Think about this. Top line CDs wholesaled for about $10. Digital albums wholesaled for about $7–a 30% drop. But also realize that digital downloads blew up the album so you are really talking about singles that wholesaled for about $0.70. Rather than tell Apple that single tracks were not going to be possible, Billboard accommodated with the concept of “Track Equivalent Albums.” FYI, ” TEA” has virtually nothing to do with real albums from a margin point of view.
Let’s digress for a moment. I have for a long time told a joke about the Billboard chart. If you want to know which records are the most profitable–not sold the most but contributed the most profit at least on a percentage basis–take the Billboard album chart and invert it. Why? Because the records at the top of the Billboard album chart have the highest marketing spend and artist advances. That’s why they’re on the top of the chart.
But it’s entirely possible that all things being equal and dropping out phenoms like Adele and Taylor Swift as outliers, the records at the top of the chart don’t break even or don’t break even by much.
And then came streaming. Again, rather than tell streams sorry, no deal, the Big Thinkers in the music business embraced them. Billboard once again accommodated with a cry straight from Bedlam called the “consumption chart”, a completely nonsensical exercise in the promotion of doom.
I will make a bet–most people who go to streaming services are not that different from people who went into record stores or who go to iTunes. They already know what they want to buy. Why? Because someone marketed a record to them. Whether it’s because they saw them at the Superbowl halftime or opening at the Mohawk, or they heard them on K-Rock or Austin Independent Radio, they already have an idea about what they want to buy. The trick is the same as it’s always been, introducing them to other music to buy.
Except now it’s getting you to listen to something else with a wholesale price that’s not $10, it’s not $7, it’s not $0.70–no, it’s $0.005 or less. Probably less.
Understand this–it’s only a matter of time before sales of the higher margin records that justify the marketing budgets that drives listeners (and maybe, maybe subscribers) to streaming services drop so low that those marketing budgets essentially go away. And also understand that this situation was as predictable as the Sun rising in the East.
What, you may ask, does this mean for streaming services? You mean after freemium goes away? For starters, I would expect to see artists start looking to these services for significant nonrecoupable marketing or exclusivity payments as label marketing starts to dry up. This has long been true of mass market retailers although it may be expressed as minimum orders of exclusive CDs sold on a one-way trip (i.e., not returnable). (Not exactly the same, but Dr. Dre is delivering exclusive video content to Apple and the “Beyonce” Apple exclusive from 2013.) Since the streaming services are in the “own nothing” business by design, they should be willing to pony up in return for, oh, say having an exclusive window on their subscription service.

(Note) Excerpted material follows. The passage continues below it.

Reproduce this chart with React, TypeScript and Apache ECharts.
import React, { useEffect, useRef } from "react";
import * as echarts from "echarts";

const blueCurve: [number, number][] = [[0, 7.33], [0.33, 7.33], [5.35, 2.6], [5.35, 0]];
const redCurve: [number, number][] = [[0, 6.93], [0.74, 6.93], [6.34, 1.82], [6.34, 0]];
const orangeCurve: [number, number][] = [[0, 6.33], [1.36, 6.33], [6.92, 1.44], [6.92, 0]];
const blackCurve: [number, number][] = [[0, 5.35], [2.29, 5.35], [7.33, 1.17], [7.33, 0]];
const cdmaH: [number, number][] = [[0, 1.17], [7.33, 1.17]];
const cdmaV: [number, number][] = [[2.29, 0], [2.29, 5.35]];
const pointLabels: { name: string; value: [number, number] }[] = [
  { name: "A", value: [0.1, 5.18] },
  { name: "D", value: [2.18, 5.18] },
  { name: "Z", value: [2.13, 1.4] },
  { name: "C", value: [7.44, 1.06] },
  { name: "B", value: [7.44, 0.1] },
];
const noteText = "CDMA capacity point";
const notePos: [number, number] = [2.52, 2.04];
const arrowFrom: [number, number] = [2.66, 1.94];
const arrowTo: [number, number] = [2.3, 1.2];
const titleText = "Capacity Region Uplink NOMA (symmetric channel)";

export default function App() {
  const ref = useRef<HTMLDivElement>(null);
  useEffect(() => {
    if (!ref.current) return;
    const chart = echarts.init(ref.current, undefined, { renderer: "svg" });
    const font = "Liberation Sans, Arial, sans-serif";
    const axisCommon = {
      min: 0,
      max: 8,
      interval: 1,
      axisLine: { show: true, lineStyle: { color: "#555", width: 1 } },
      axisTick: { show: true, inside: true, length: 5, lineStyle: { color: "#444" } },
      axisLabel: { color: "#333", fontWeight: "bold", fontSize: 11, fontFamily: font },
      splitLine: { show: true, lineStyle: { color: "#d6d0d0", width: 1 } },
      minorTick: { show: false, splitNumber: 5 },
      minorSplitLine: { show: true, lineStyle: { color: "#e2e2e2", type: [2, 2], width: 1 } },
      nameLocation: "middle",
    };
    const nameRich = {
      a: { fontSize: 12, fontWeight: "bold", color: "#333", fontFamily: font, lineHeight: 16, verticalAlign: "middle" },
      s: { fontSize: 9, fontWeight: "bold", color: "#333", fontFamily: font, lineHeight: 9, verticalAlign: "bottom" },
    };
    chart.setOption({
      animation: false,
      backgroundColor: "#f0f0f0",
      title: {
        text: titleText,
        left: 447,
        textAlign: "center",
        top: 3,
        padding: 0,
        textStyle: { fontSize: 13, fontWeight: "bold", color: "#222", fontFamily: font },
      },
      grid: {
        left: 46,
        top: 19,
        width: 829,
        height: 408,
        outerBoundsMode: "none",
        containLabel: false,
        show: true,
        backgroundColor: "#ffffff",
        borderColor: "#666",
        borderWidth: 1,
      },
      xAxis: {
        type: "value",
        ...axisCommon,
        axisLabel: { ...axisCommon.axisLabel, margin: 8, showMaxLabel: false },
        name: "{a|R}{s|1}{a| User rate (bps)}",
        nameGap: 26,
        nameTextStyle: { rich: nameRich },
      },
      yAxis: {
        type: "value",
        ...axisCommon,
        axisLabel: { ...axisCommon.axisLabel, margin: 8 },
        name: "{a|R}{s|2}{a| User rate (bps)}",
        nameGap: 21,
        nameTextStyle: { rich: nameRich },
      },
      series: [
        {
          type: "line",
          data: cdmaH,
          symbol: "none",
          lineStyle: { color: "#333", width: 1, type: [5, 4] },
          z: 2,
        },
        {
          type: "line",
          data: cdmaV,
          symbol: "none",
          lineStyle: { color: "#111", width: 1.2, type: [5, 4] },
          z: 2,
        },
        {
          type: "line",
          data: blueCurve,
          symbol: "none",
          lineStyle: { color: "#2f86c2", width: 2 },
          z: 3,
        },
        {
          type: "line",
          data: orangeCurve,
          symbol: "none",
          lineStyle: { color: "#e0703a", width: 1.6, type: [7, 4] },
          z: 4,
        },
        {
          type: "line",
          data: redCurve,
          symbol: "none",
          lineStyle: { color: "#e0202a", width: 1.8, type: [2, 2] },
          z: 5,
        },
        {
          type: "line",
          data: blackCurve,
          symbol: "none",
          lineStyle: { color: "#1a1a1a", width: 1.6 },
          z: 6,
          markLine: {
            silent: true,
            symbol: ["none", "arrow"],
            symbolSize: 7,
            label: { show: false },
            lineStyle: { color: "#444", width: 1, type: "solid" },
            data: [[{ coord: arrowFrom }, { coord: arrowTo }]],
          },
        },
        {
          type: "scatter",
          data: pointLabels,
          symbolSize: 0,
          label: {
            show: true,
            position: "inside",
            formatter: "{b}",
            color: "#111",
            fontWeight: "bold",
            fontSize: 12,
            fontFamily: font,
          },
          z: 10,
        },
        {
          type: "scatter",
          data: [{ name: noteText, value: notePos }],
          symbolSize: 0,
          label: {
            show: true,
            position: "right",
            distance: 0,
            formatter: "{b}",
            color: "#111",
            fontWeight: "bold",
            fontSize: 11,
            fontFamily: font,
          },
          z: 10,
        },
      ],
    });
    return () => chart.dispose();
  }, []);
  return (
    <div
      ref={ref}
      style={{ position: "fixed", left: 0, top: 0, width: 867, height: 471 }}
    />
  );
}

Then there’s the minimum guarantees and flat money that services pay to some labels. The popular tech industry blog, Complete Music Update, suggests that these payments should go away–ask not what the streamers can do for you, ask what you can do for the streamers:
[Because] everyone needs the Spotifys and Apple Musics of the world to sign up as many paying users as they can.

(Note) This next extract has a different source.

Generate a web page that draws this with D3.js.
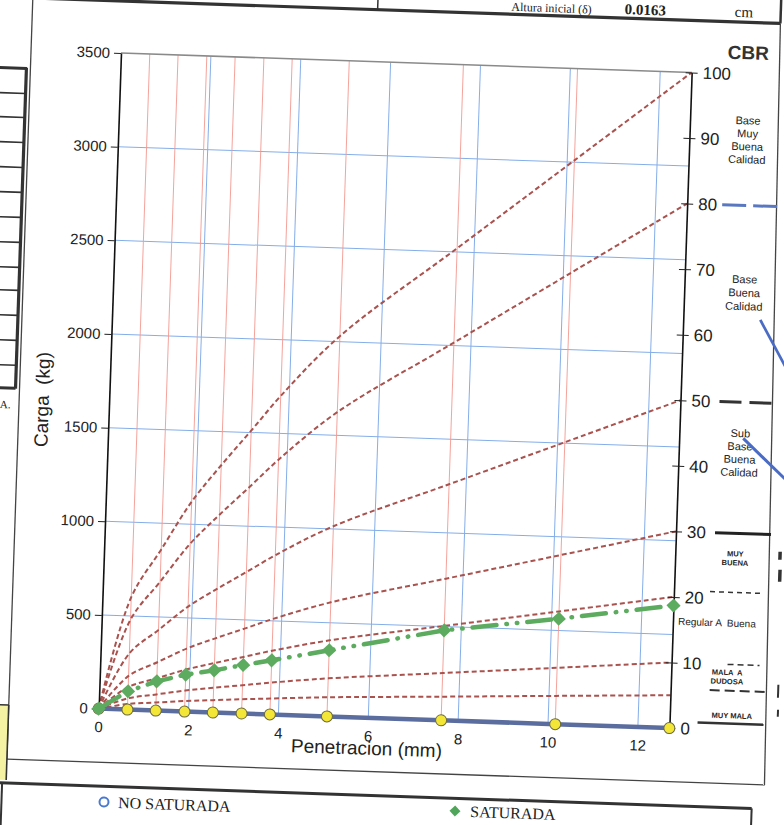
<!DOCTYPE html>
<html><head><meta charset="utf-8">
<script src="https://cdn.jsdelivr.net/npm/d3@7"></script>
<style>body{margin:0;background:#fff}svg{display:block}</style>
</head><body><svg id="c" width="784" height="825"></svg>
<script>
// ---------- DATA ----------
const penetration = [0, 0.64, 1.27, 1.91, 2.54, 3.18, 3.81, 5.08, 7.62, 10.16, 12.7];
const saturada    = [0, 98, 156, 197, 225, 259, 289, 353, 480, 563, 654];
const noSaturada  = [0, 0, 0, 0, 0, 0, 0, 0, 0, 0, 0];
const cbr100 = [0, 600, 860, 1120, 1320, 1510, 1700, 2030, 2520, 3010, 3500];
const cbr80  = [0, 480, 688, 896, 1056, 1208, 1360, 1624, 2016, 2408, 2800];
const cbr50  = [0, 300, 430, 560, 660, 755, 850, 1015, 1260, 1505, 1750];
const cbr30  = [0, 180, 258, 336, 396, 453, 510, 609, 756, 903, 1050];
const cbr20  = [0, 120, 172, 224, 264, 302, 340, 406, 504, 602, 700];
const cbr10  = [0, 60, 86, 112, 132, 151, 170, 203, 252, 301, 350];
const cbr5   = [0, 30, 43, 56, 66, 76, 85, 102, 126, 151, 175];
const yTicks = [0, 500, 1000, 1500, 2000, 2500, 3000, 3500];
const xTicks = [0, 2, 4, 6, 8, 10, 12];
const cbrTicks = [0, 10, 20, 30, 40, 50, 60, 70, 80, 90, 100];

// ---------- LAYOUT ----------
const L = 121, T = 53, W = 571, H = 656, R = L + W, B = T + H;
const ANG = 1.95;
const S = Math.sin(ANG * Math.PI / 180), C = Math.cos(ANG * Math.PI / 180);
// map a point seen on the (tilted) scan back into the unrotated frame
const P = (x, y) => { const dx = x - L, dy = y - T; return [L + dx * C + dy * S, T - dx * S + dy * C]; };

const svg = d3.select('#c');
svg.append('rect').attr('width', 784).attr('height', 825).attr('fill', '#fff');
const g = svg.append('g').attr('transform', `rotate(${ANG},${L},${T})`);

const x = d3.scaleLinear().domain([0, 12.7]).range([L, R]);
const y = d3.scaleLinear().domain([0, 3500]).range([B, T]);
const yc = d3.scaleLinear().domain([0, 100]).range([B, T]);

const SANS = "'Liberation Sans', Arial, sans-serif";
const SERIF = "'Liberation Serif', 'Times New Roman', serif";

// ---------- PAGE DECORATIONS ----------
const line = (x1, y1, x2, y2, w, col, dash) => {
  const l = g.append('line').attr('x1', x1).attr('y1', y1).attr('x2', x2).attr('y2', y2)
    .attr('stroke', col || '#222').attr('stroke-width', w || 1);
  if (dash) l.attr('stroke-dasharray', dash);
  return l;
};
// top table
line(-20, 1, 779, 1, 3.2, '#333');
line(376, -30, 376, 1, 1.5, '#333');
line(779, -30, 779, 1, 2.5, '#333');
g.append('text').attr('x', 590).attr('y', -2.5).attr('text-anchor', 'end')
  .style('font-family', SERIF).style('font-size', '12px').attr('fill', '#222').text('Altura inicial (δ)');
g.append('text').attr('x', 623).attr('y', -3)
  .style('font-family', SERIF).style('font-size', '15px').style('font-weight', 'bold').attr('fill', '#222').text('0.0163');
g.append('text').attr('x', 733).attr('y', -4)
  .style('font-family', SERIF).style('font-size', '15px').attr('fill', '#222').text('cm');
// chart box
line(31, 1, 31, 763, 1.3, '#444');
line(31, 762.6, 789, 762.6, 1.3, '#444');
line(779, 1, 789, 763, 1.3, '#444');
// left table
line(-30, 71.6, 27.5, 71.6, 3, '#333');
line(27, 71, 27, 392, 3.2, '#333');
[96.7, 120.7, 145.7, 170.7, 195.7, 220.7, 245.7, 270.7, 293.7, 318.7, 343.7, 368.7].forEach(v => line(-30, v, 27, v, 1.6, '#333'));
line(-30, 391.7, 27, 391.7, 3, '#333');
g.append('text').attr('x', 12).attr('y', 412).style('font-family', SERIF).style('font-size', '11px').attr('fill', '#222').text('A.');
// yellow box
g.append('rect').attr('x', -40).attr('y', 708.5).attr('width', 71).attr('height', 75).attr('fill', '#f6f2a4');
line(-40, 708.5, 31, 708.5, 1.5, '#333');
line(31, 708.5, 31, 783.5, 1.6, '#333');
// legend box
line(-40, 786.5, 777, 786.5, 3, '#333');
line(777, 786.5, 777, 840, 2, '#333');
line(27, 786.5, 27, 840, 2, '#333');
// small marks far right
[[795, 529, 3.5, 8], [795.5, 547, 3.5, 12], [798.5, 662, 2, 13], [799, 687, 2, 7]].forEach(r =>
  g.append('rect').attr('x', r[0]).attr('y', r[1]).attr('width', r[2]).attr('height', r[3]).attr('fill', '#333'));

// ---------- GRID ----------
const grid = g.append('g');
yTicks.filter(v => v > 0 && v < 3500).forEach(v =>
  grid.append('line').attr('x1', L).attr('x2', R).attr('y1', y(v)).attr('y2', y(v)).attr('stroke', '#84aee8').attr('stroke-width', 1));
xTicks.filter(v => v > 0).forEach(v =>
  grid.append('line').attr('x1', x(v)).attr('x2', x(v)).attr('y1', T).attr('y2', B).attr('stroke', '#84aee8').attr('stroke-width', 1));
penetration.filter(v => v > 0 && v < 12.7).forEach(v =>
  grid.append('line').attr('x1', x(v)).attr('x2', x(v)).attr('y1', T).attr('y2', B).attr('stroke', '#f39a92').attr('stroke-width', 0.9));

// top frame line
line(L, T, R, T, 1.6, '#8a8a8a');

// ---------- CBR REFERENCE CURVES ----------
const lineGen = d3.line().x((d, i) => x(penetration[i])).y(d => y(d)).curve(d3.curveCatmullRom.alpha(0.5));
[cbr100, cbr80, cbr50, cbr30, cbr20, cbr10, cbr5].forEach(s =>
  g.append('path').attr('d', lineGen(s)).attr('fill', 'none').attr('stroke', '#a9524e')
    .attr('stroke-width', 2).attr('stroke-dasharray', '5,3'));

// ---------- AXES ----------
const ax = g.append('g').attr('transform', `translate(${L},0)`)
  .call(d3.axisLeft(y).tickValues(yTicks).tickFormat(d3.format('d')).tickSize(7).tickSizeOuter(0).tickPadding(4));
ax.select('.domain').attr('stroke', '#111').attr('stroke-width', 1.6);
ax.selectAll('.tick line').attr('stroke', '#222');
ax.selectAll('text').style('font-family', SANS).style('font-size', '15px').attr('fill', '#222');

const bx = g.append('g').attr('transform', `translate(0,${B})`)
  .call(d3.axisBottom(x).tickValues(xTicks).tickFormat(d3.format('d')).tickSize(0).tickPadding(13));
bx.select('.domain').remove();
bx.selectAll('text').style('font-family', SANS).style('font-size', '15px').attr('fill', '#222');

const rx = g.append('g').attr('transform', `translate(${R},0)`)
  .call(d3.axisRight(yc).tickValues(cbrTicks).tickSize(6).tickSizeOuter(0).tickPadding(5));
rx.select('.domain').attr('stroke', '#111').attr('stroke-width', 1.6);
rx.selectAll('.tick line').attr('x1', -6).attr('stroke', '#222');
rx.selectAll('text').style('font-family', SANS).style('font-size', '17px').attr('fill', '#222');

g.append('text').attr('x', 748).attr('y', 38).attr('text-anchor', 'middle')
  .style('font-family', SANS).style('font-size', '19px').style('font-weight', 'bold').attr('fill', '#333').text('CBR');
g.append('text').attr('transform', 'translate(54,402) rotate(-90)').attr('text-anchor', 'middle').attr('dy', '0.35em')
  .style('font-family', SANS).style('font-size', '19px').style('white-space', 'pre').attr('fill', '#222').text('Carga  (kg)');
g.append('text').attr('x', 390).attr('y', 746).attr('text-anchor', 'middle')
  .style('font-family', SANS).style('font-size', '19px').attr('fill', '#222').text('Penetracion (mm)');

// ---------- CBR CLASS ANNOTATIONS ----------
const multi = (lines, cx, cy, size, weight, gap) => {
  const n = lines.length;
  lines.forEach((t, i) => g.append('text').attr('x', cx).attr('y', cy + (i - (n - 1) / 2) * gap).attr('dy', '0.35em')
    .attr('text-anchor', 'middle').style('font-family', SANS).style('font-size', size + 'px')
    .style('font-weight', weight).style('white-space', 'pre').attr('fill', '#222').text(t));
};
multi(['Base', 'Muy', 'Buena', 'Calidad'], 750, yc(90), 11, 'normal', 13);
multi(['Base', 'Buena', 'Calidad'], 752, yc(66.7), 11, 'normal', 13.5);
multi(['Sub', 'Base', 'Buena', 'Calidad'], 753, yc(42.3), 11, 'normal', 13);
multi(['MUY', 'BUENA'], 752, yc(26.2), 7.5, 'bold', 9);
multi(['Regular A  Buena'], 736, yc(16.3), 10, 'normal', 10);
multi(['MALA  A', 'DUDOSA'], 748, yc(8.1), 7.5, 'bold', 9);
multi(['MUY MALA'], 754, yc(2.2), 7.5, 'bold', 9);

line(727, yc(80), 782, yc(80), 3, '#5a78c0', '24,7');
line(731, yc(50), 786, yc(50), 3, '#333', '22,8');
line(731, yc(30), 787, yc(30), 3, '#222');
line(728, yc(21), 781, yc(21), 1.5, '#333', '5,4');
line(748, yc(10), 780, yc(10), 1.5, '#333', '6,4');
line(731, yc(6), 790, yc(6), 2, '#333', '10,5');
line(720, yc(1), 786, yc(1), 2.5, '#333');
// hand-drawn ink strokes
line(769, 298, 805, 360, 2.8, '#4a6cc4');
line(756, 417, 810, 466, 3, '#4a6cc4');

// ---------- SERIES ----------
const serGen = d3.line().x((d, i) => x(penetration[i])).y(d => y(d));
g.append('path').attr('d', serGen(noSaturada)).attr('fill', 'none').attr('stroke', '#5a6d9e').attr('stroke-width', 4.5);
g.selectAll('circle.ns').data(noSaturada).enter().append('circle').attr('class', 'ns')
  .attr('cx', (d, i) => x(penetration[i])).attr('cy', d => y(d)).attr('r', 5.5)
  .attr('fill', '#f3e636').attr('stroke', '#6b6a40').attr('stroke-width', 1);

g.append('path').attr('d', serGen(saturada)).attr('fill', 'none').attr('stroke', '#5cab5f')
  .attr('stroke-width', 4.5).attr('stroke-linecap', 'round').attr('stroke-dasharray', '24,10,0.5,10,0.5,10');
const diamond = d3.symbol().type(d3.symbolSquare).size(100);
g.selectAll('path.sd').data(saturada).enter().append('path').attr('class', 'sd')
  .attr('d', diamond).attr('fill', '#5cab5f')
  .attr('transform', (d, i) => `translate(${x(penetration[i])},${y(d)}) rotate(45)`);

// ---------- LEGEND ----------
const lc = P(104, 802), lt = P(118, 808), sc = P(455, 811), st = P(470, 817);
g.append('circle').attr('cx', lc[0]).attr('cy', lc[1]).attr('r', 4.5).attr('fill', '#fff').attr('stroke', '#4a7ad0').attr('stroke-width', 2);
g.append('text').attr('x', lt[0]).attr('y', lt[1]).style('font-family', SERIF).style('font-size', '16px').attr('fill', '#222').text('NO SATURADA');
g.append('path').attr('d', d3.symbol().type(d3.symbolSquare).size(60)).attr('fill', '#4fa65a')
  .attr('transform', `translate(${sc[0]},${sc[1]}) rotate(45)`);
g.append('text').attr('x', st[0]).attr('y', st[1]).style('font-family', SERIF).style('font-size', '16px').attr('fill', '#222').text('SATURADA');
</script></body></html>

A more coordinated industry-wide strategy to help make that happen would be a good Plan B for if and when the safe harbour reforms are denied by law-makers. Because yes, that would mean helping tech giants, digital entrepreneurs and venture capitalists (who are almost certainly evil) get rich on the back of “our content”, but at the same time, possibly the biggest concern for the music industry just now is that the single biggest revenue stream in the single biggest recorded music market is wholly dependent on wholly loss-making services. That’s just not sustainable.
So, advances and guarantees are a great way for the record industry to return to growth in the short-term, but these services need to become properly profitable to assure growth in the longer term.
Let’s introduce a concept here:
When you’re dealing with streaming services, also known as insolvent companies, you take a look at your license term, figure out what you think you’ll make during the term, then get at least that much money up front. Why? Because you’re a greedy so and so? Not at all–because you’re not a venture capitalist and you’re not as stupid as you look.
This is what I call the “Venezuela deal”–how you make sure you’re covered when dealing with someone wholly unreliable. Someone who would, for example, admit that they stiffed songwriters and publishers to the tune of no less than $30 million without tying up an industry-wide settlement or naming a single publisher in the press release announcing their settlement with…theoretical publishers.
So contrary to what the Spotify puffers are puffing, the minimum guarantees are likely to stick around and the nonrecoupable marketing and exclusivity payments are likely to increase. And we’re worried about this because…why? Because streamers might go out of business? And that’s a problem…why?
Try the bouillabaisse. The halibut is in season.